_WHAT IS ASKED_
All the data below goes into the copy word for word, but the pictures don't.

———

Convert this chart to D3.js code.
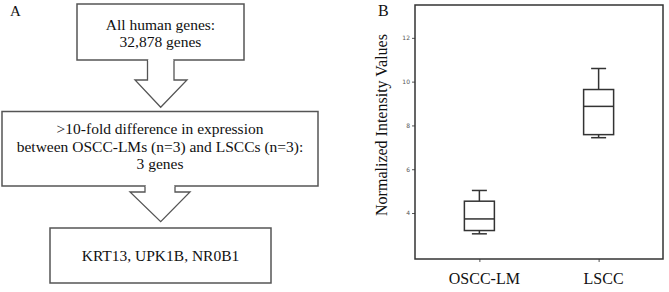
<!DOCTYPE html>
<html><head><meta charset="utf-8">
<script src="https://cdn.jsdelivr.net/npm/d3@7"></script>
<style>html,body{margin:0;padding:0;background:#fff;}svg{display:block;}</style>
</head><body>
<svg id="c" width="669" height="292"></svg>
<script>
// Panel A flow texts
const flowBox1 = ["All human genes:", "32,878 genes"];
const flowBox2 = [">10-fold difference in expression", "between OSCC-LMs (n=3) and LSCCs (n=3):", "3 genes"];
const flowBox3 = ["KRT13, UPK1B, NR0B1"];
// Panel B data
const categories = ["OSCC-LM", "LSCC"];
const whiskerLow = [3.05, 7.44];
const q1 = [3.20, 7.58];
const median = [3.73, 8.87];
const q3 = [4.54, 9.64];
const whiskerHigh = [5.03, 10.60];
const yTicks = [4, 6, 8, 10, 12];
const yLabel = "Normalized Intensity Values";

const svg = d3.select("#c");
const serif = "'Liberation Serif','Times New Roman',serif";
const boxStroke = "#555";

// ---- Panel A ----
svg.append("text").attr("x", 10).attr("y", 16).attr("font-family", serif).attr("font-size", 15).attr("fill", "#111").text("A");

function flowBox(x0, y0, x1, y1, lines, firstBase, lh) {
  svg.append("rect").attr("x", x0).attr("y", y0).attr("width", x1 - x0).attr("height", y1 - y0)
    .attr("fill", "#fff").attr("stroke", boxStroke).attr("stroke-width", 1.5);
  const cx = (x0 + x1) / 2;
  lines.forEach((t, i) => {
    svg.append("text").attr("x", cx).attr("y", firstBase + i * lh).attr("text-anchor", "middle")
      .attr("font-family", serif).attr("font-size", 15.5).attr("fill", "#111").text(t);
  });
}
function arrow(sl, sr, top, baseY, hl, hr, tipX, tipY) {
  const pts = [[sl, top], [sl, baseY], [hl, baseY], [tipX, tipY], [hr, baseY], [sr, baseY], [sr, top]];
  svg.append("path").attr("d", d3.line()(pts)).attr("fill", "#fff").attr("stroke", boxStroke).attr("stroke-width", 1.3);
  svg.append("line").attr("x1", sl + 0.8).attr("x2", sr - 0.8).attr("y1", top).attr("y2", top)
    .attr("stroke", "#fff").attr("stroke-width", 2);
}
flowBox(77, 4, 244, 60, flowBox1, 29.5, 17.5);
flowBox(2, 111.5, 318, 186, flowBox2, 134, 17.5);
flowBox(50, 228, 271, 283, flowBox3, 260.5, 17.5);
arrow(147.5, 174, 60, 80, 135, 187, 160.7, 107.3);
arrow(145, 175, 186, 192, 130, 190, 160.7, 221.7);

// ---- Panel B ----
const L = 415, R = 663, T = 5, B = 259;
const x = d3.scalePoint().domain(categories).range([L, R]).padding(0.54);
const y = d3.scaleLinear().domain([1.9, 13.5]).range([B, T]);

svg.append("text").attr("x", 378).attr("y", 16).attr("font-family", serif).attr("font-size", 16).attr("fill", "#111").text("B");

const ga = svg.append("g").attr("transform", `translate(${L},0)`)
  .call(d3.axisLeft(y).tickValues(yTicks).tickSize(3).tickPadding(2).tickFormat(d3.format("d")));
ga.select(".domain").remove();
ga.selectAll(".tick line").attr("stroke", "#555");
ga.selectAll(".tick text").attr("font-family", "'DejaVu Sans',sans-serif").attr("font-size", 6).attr("fill", "#555");

const gx = svg.append("g").attr("transform", `translate(0,${B})`)
  .call(d3.axisBottom(x).tickSize(3).tickFormat(""));
gx.select(".domain").remove();
gx.selectAll(".tick line").attr("stroke", "#555");

categories.forEach(c => {
  svg.append("text").attr("x", x(c) + 5).attr("y", 283.5).attr("text-anchor", "middle")
    .attr("font-family", serif).attr("font-size", 16).attr("fill", "#111").text(c);
});

svg.append("rect").attr("x", L).attr("y", T).attr("width", R - L).attr("height", B - T)
  .attr("fill", "none").attr("stroke", "#333").attr("stroke-width", 1.5);

svg.append("text").attr("transform", `translate(387,${(33 + 217) / 2}) rotate(-90)`)
  .attr("text-anchor", "middle").attr("font-family", serif).attr("font-size", 16).attr("fill", "#111").text(yLabel);

const bw = 30, cw = 15, bs = "#333";
categories.forEach((c, i) => {
  const cx = x(c);
  const g = svg.append("g").attr("stroke", bs).attr("stroke-width", 1.5).attr("fill", "none");
  g.append("line").attr("x1", cx).attr("x2", cx).attr("y1", y(whiskerHigh[i])).attr("y2", y(q3[i]));
  g.append("line").attr("x1", cx).attr("x2", cx).attr("y1", y(q1[i])).attr("y2", y(whiskerLow[i]));
  g.append("line").attr("x1", cx - cw / 2).attr("x2", cx + cw / 2).attr("y1", y(whiskerHigh[i])).attr("y2", y(whiskerHigh[i]));
  g.append("line").attr("x1", cx - cw / 2).attr("x2", cx + cw / 2).attr("y1", y(whiskerLow[i])).attr("y2", y(whiskerLow[i]));
  g.append("rect").attr("x", cx - bw / 2).attr("y", y(q3[i])).attr("width", bw).attr("height", y(q1[i]) - y(q3[i])).attr("fill", "#fff");
  g.append("line").attr("x1", cx - bw / 2).attr("x2", cx + bw / 2).attr("y1", y(median[i])).attr("y2", y(median[i]));
});
</script>
</body></html>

———

_WORKED ANSWER_
Convert this chart to D3.js code.
<!DOCTYPE html>
<html><head><meta charset="utf-8">
<script src="https://cdn.jsdelivr.net/npm/d3@7"></script>
<style>html,body{margin:0;padding:0;background:#fff;}svg{display:block;}</style>
</head><body>
<svg id="c" width="669" height="292"></svg>
<script>
// Panel A flow texts
const flowBox1 = ["All human genes:", "32,878 genes"];
const flowBox2 = [">10-fold difference in expression", "between OSCC-LMs (n=3) and LSCCs (n=3):", "3 genes"];
const flowBox3 = ["KRT13, UPK1B, NR0B1"];
// Panel B data
const categories = ["OSCC-LM", "LSCC"];
const whiskerLow = [3.05, 7.44];
const q1 = [3.20, 7.58];
const median = [3.73, 8.87];
const q3 = [4.54, 9.64];
const whiskerHigh = [5.03, 10.60];
const yTicks = [4, 6, 8, 10, 12];
const yLabel = "Normalized Intensity Values";

const svg = d3.select("#c");
const serif = "'Liberation Serif','Times New Roman',serif";
const boxStroke = "#555";

// ---- Panel A ----
svg.append("text").attr("x", 10).attr("y", 16).attr("font-family", serif).attr("font-size", 15).attr("fill", "#111").text("A");

function flowBox(x0, y0, x1, y1, lines, firstBase, lh) {
  svg.append("rect").attr("x", x0).attr("y", y0).attr("width", x1 - x0).attr("height", y1 - y0)
    .attr("fill", "#fff").attr("stroke", boxStroke).attr("stroke-width", 1.5);
  const cx = (x0 + x1) / 2;
  lines.forEach((t, i) => {
    svg.append("text").attr("x", cx).attr("y", firstBase + i * lh).attr("text-anchor", "middle")
      .attr("font-family", serif).attr("font-size", 15.5).attr("fill", "#111").text(t);
  });
}
function arrow(sl, sr, top, baseY, hl, hr, tipX, tipY) {
  const pts = [[sl, top], [sl, baseY], [hl, baseY], [tipX, tipY], [hr, baseY], [sr, baseY], [sr, top]];
  svg.append("path").attr("d", d3.line()(pts)).attr("fill", "#fff").attr("stroke", boxStroke).attr("stroke-width", 1.3);
  svg.append("line").attr("x1", sl + 0.8).attr("x2", sr - 0.8).attr("y1", top).attr("y2", top)
    .attr("stroke", "#fff").attr("stroke-width", 2);
}
flowBox(77, 4, 244, 60, flowBox1, 29.5, 17.5);
flowBox(2, 111.5, 318, 186, flowBox2, 134, 17.5);
flowBox(50, 228, 271, 283, flowBox3, 260.5, 17.5);
arrow(147.5, 174, 60, 80, 135, 187, 160.7, 107.3);
arrow(145, 175, 186, 192, 130, 190, 160.7, 221.7);

// ---- Panel B ----
const L = 415, R = 663, T = 5, B = 259;
const x = d3.scalePoint().domain(categories).range([L, R]).padding(0.54);
const y = d3.scaleLinear().domain([1.9, 13.5]).range([B, T]);

svg.append("text").attr("x", 378).attr("y", 16).attr("font-family", serif).attr("font-size", 16).attr("fill", "#111").text("B");

const ga = svg.append("g").attr("transform", `translate(${L},0)`)
  .call(d3.axisLeft(y).tickValues(yTicks).tickSize(3).tickPadding(2).tickFormat(d3.format("d")));
ga.select(".domain").remove();
ga.selectAll(".tick line").attr("stroke", "#555");
ga.selectAll(".tick text").attr("font-family", "'DejaVu Sans',sans-serif").attr("font-size", 6).attr("fill", "#555");

const gx = svg.append("g").attr("transform", `translate(0,${B})`)
  .call(d3.axisBottom(x).tickSize(3).tickFormat(""));
gx.select(".domain").remove();
gx.selectAll(".tick line").attr("stroke", "#555");

categories.forEach(c => {
  svg.append("text").attr("x", x(c) + 5).attr("y", 283.5).attr("text-anchor", "middle")
    .attr("font-family", serif).attr("font-size", 16).attr("fill", "#111").text(c);
});

svg.append("rect").attr("x", L).attr("y", T).attr("width", R - L).attr("height", B - T)
  .attr("fill", "none").attr("stroke", "#333").attr("stroke-width", 1.5);

svg.append("text").attr("transform", `translate(387,${(33 + 217) / 2}) rotate(-90)`)
  .attr("text-anchor", "middle").attr("font-family", serif).attr("font-size", 16).attr("fill", "#111").text(yLabel);

const bw = 30, cw = 15, bs = "#333";
categories.forEach((c, i) => {
  const cx = x(c);
  const g = svg.append("g").attr("stroke", bs).attr("stroke-width", 1.5).attr("fill", "none");
  g.append("line").attr("x1", cx).attr("x2", cx).attr("y1", y(whiskerHigh[i])).attr("y2", y(q3[i]));
  g.append("line").attr("x1", cx).attr("x2", cx).attr("y1", y(q1[i])).attr("y2", y(whiskerLow[i]));
  g.append("line").attr("x1", cx - cw / 2).attr("x2", cx + cw / 2).attr("y1", y(whiskerHigh[i])).attr("y2", y(whiskerHigh[i]));
  g.append("line").attr("x1", cx - cw / 2).attr("x2", cx + cw / 2).attr("y1", y(whiskerLow[i])).attr("y2", y(whiskerLow[i]));
  g.append("rect").attr("x", cx - bw / 2).attr("y", y(q3[i])).attr("width", bw).attr("height", y(q1[i]) - y(q3[i])).attr("fill", "#fff");
  g.append("line").attr("x1", cx - bw / 2).attr("x2", cx + bw / 2).attr("y1", y(median[i])).attr("y2", y(median[i]));
});
</script>
</body></html>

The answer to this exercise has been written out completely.